Riforma dei carceri minorili, si aspettano i decreti delegati
«A quarantadue anni dalla legge penitenziaria è finalmente arrivato il momento di avere regole ad hoc per i ragazzi e le ragazze detenuti nei 17 Istituti penali a loro dedicati. Regole che mettano al centro prioritarie esigenze di tipo educativo, che tolgano tutti i paletti per l’accesso alle misure alternative, che facciano assomigliare le carceri a comunità. Bisogna guardare oltre e non limitarsi a difendersi da chi invece vorrebbe tornare a un passato fatto di repressione e disciplina». Presentando il 4° Rapporto di Antigone sulle carceri per minori, Patrizio Gonnella commenta così l’auspicio formulato dal ministro di Giustizia Andrea Orlando, ieri in un’intervista a Repubblica, di vedere varati i decreti attuativi della riforma dell’ordinamento penitenziario prima di Natale.
I testi dei quattro decreti, spiega il Guardasigilli, «sono da settimane a Palazzo Chigi», in attesa di essere approvati in Consiglio dei ministri.
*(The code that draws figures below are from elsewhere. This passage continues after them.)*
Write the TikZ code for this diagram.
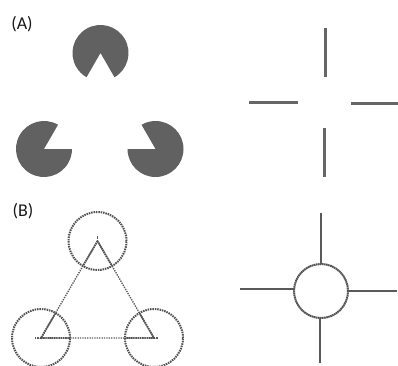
\documentclass[tikz,border=0pt]{standalone}
\usepackage{fontspec}
\setmainfont{Carlito}
\begin{document}
\begin{tikzpicture}[x=1pt,y=1pt,
  solidgray/.style={fill=black!62},
  bar/.style={draw=black!60,line width=3pt},
  thinline/.style={draw=black!65,line width=1.4pt},
  dotline/.style={draw=black!65,line width=1.4pt,dash pattern=on 1.3pt off 1.1pt},
  dotring/.style={draw=black!68,line width=2pt,dash pattern=on 1.5pt off 0.9pt},
  panellabel/.style={font=\fontsize{18}{21}\selectfont,text=black!90,inner sep=0pt}]
\useasboundingbox (0,0) rectangle (398,365);

% ---- (A) inducers: three notched discs ----
\node[panellabel] (la) at (22,341) {(A)};
\coordinate (pt) at (100.5,312);
\coordinate (pl) at (44,216);
\coordinate (pr) at (155.5,216);
\fill[solidgray] (pt) -- ++(300:28) arc[start angle=300,end angle=600,radius=28] -- cycle;
\fill[solidgray] (pl) -- ++(60:28) arc[start angle=60,end angle=360,radius=28] -- cycle;
\fill[solidgray] (pr) -- ++(180:28) arc[start angle=180,end angle=480,radius=28] -- cycle;

% ---- (A) four line ends around an empty centre ----
\coordinate (ca) at (324.5,262.5);
\draw[bar] (325,337) -- (325,288);
\draw[bar] (324,237) -- (324,188);
\draw[bar] (249,263) -- (298,263);
\draw[bar] (351,262) -- (399,262);

% ---- (B) triangle with circles on its corners ----
\node[panellabel] (lb) at (23,154) {(B)};
\coordinate (tt) at (97.5,124);
\coordinate (tl) at (41,27);
\coordinate (tr) at (154,27);
\draw[dotline] (tt) -- (tl) -- (tr) -- cycle;
\draw[dotline] (tt) -- ++(90:5);
\draw[dotline] (tl) -- ++(180:6);
\draw[dotline] (tr) -- ++(0:4);
\begin{scope}
  \clip (tt) circle (28) (tl) circle (28) (tr) circle (28);
  \draw[draw=black!68,line width=1.8pt,dash pattern=on 1.4pt off 0.8pt] (tt) -- (tl) -- (tr) -- cycle;
\end{scope}
\draw[dotring] (tt) circle (29);
\draw[dotring] (tl) circle (29);
\draw[dotring] (tr) circle (29);

% ---- (B) circle with four spokes ----
\coordinate (cb) at (321,74);
\draw[dotring,dash pattern=on 1.6pt off 0.5pt] (cb) circle (27);
\draw[thinline] (321,152) -- (321,101);
\draw[thinline] (320,47) -- (320,2);
\draw[thinline] (240,76) -- (294,76);
\draw[thinline] (348,74) -- (397,74);
\end{tikzpicture}
\end{document}
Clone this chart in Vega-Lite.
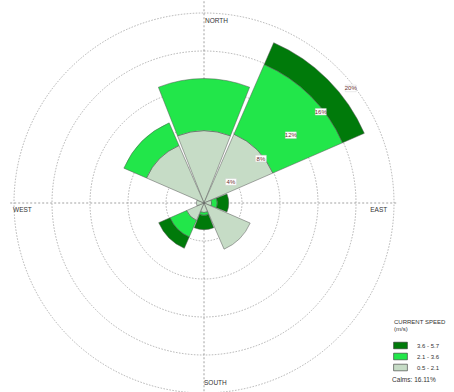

Poi, per concludere l’iter entro la fine della legislatura, pena l’azzeramento di tutta la riforma fortemente voluta dal ministro Orlando, occorre un passaggio nelle commissioni Giustizia parlamentari, a cui farà seguito la definitiva deliberazione del governo.
Dunque se i decreti delegati non troveranno posto nell’ordine del giorno del prossimo Cdm che si dovrebbe tenere il 22 o il 23 dicembre (il governo si è mostrato particolarmente sensibile all’opposizione di alcune sigle sindacali di polizia penitenziaria), andrà in fumo la riforma messa a punto da decine di esperti riuniti per mesi – prima e dopo gli Stati generali dell’esecuzione penale – attorno a tavoli di lavoro ad hoc. Una riforma per la quale oltre 11 mila detenuti insieme alla radicale Rita Bernardini, che ha partecipato agli Stati generali e ai tavoli di lavoro istituiti dal ministro, hanno messo in atto una forma di protesta non violenta con scioperi della fame a staffetta.
I quattro decreti legislativi daranno corpo alle nuove norme riguardanti le misure di sicurezza, le pene alternative, la giustizia riparativa e l’ordinamento dei carceri per adulti e di quelli per minori. Ed è proprio sui giovani detenuti che si sofferma il rapporto dell’associazione Antigone denominato «Guardiamo oltre» che contiene i risultati di un’indagine condotta nei 16 istituti penali (il 17° ha aperto da pochi giorni a Firenze) dove sono rinchiuse 452 persone (un numero rimasto quasi invariato negli ultimi 30 anni), di cui solo il 42% è minorenne mentre il 58% ha tra i 18 e i 25 anni.
Secondo il rapporto, «le ragazze sono l’8% mentre gli stranieri sono il 44% della popolazione detenuta. Il 48,2% di chi è attualmente detenuto in un IPM è in custodia cautelare. E ad esserlo sono soprattutto i minorenni. Tra loro l’81,6% non ha ancora una condanna definitiva. Inoltre gli stranieri in custodia cautelare sono più degli italiani, rappresentando il 53,5% del totale». Negli ultimi anni, riporta Antigone, si è assistito però anche ad una forte crescita dell’istituto della messa alla prova – «una delle innovazioni giuridiche e culturali più importanti» – dei detenuti minorenni, con un «esito positivo nell’80% dei casi: dai 778 provvedimenti del 1992 si è arrivati ai 3.757 casi del 2016. Una crescita di quasi cinque volte che avrebbe dovuto comportare una crescita corrispondente del personale di giustizia e dei servizi sociali, cosa non accaduta».
«È dal 1975 – ricordano i curatori del rapporto, Susanna Marietti e Alessio Scandurra – che ai detenuti minorenni si applica l’ordinamento penitenziario degli adulti, una norma che doveva essere transitoria e che invece è diventata permanente». Ora, la speranza sta nei decreti legislativi che il ministro Orlando vorrebbe varare nel prossimo Cdm, perché «occorrono nuove regole che mettano al centro in maniera radicale un progetto educativo e non repressivo, e l’apertura al territorio. I ragazzi in carcere non possono essere gestiti con le stesse regole degli adulti».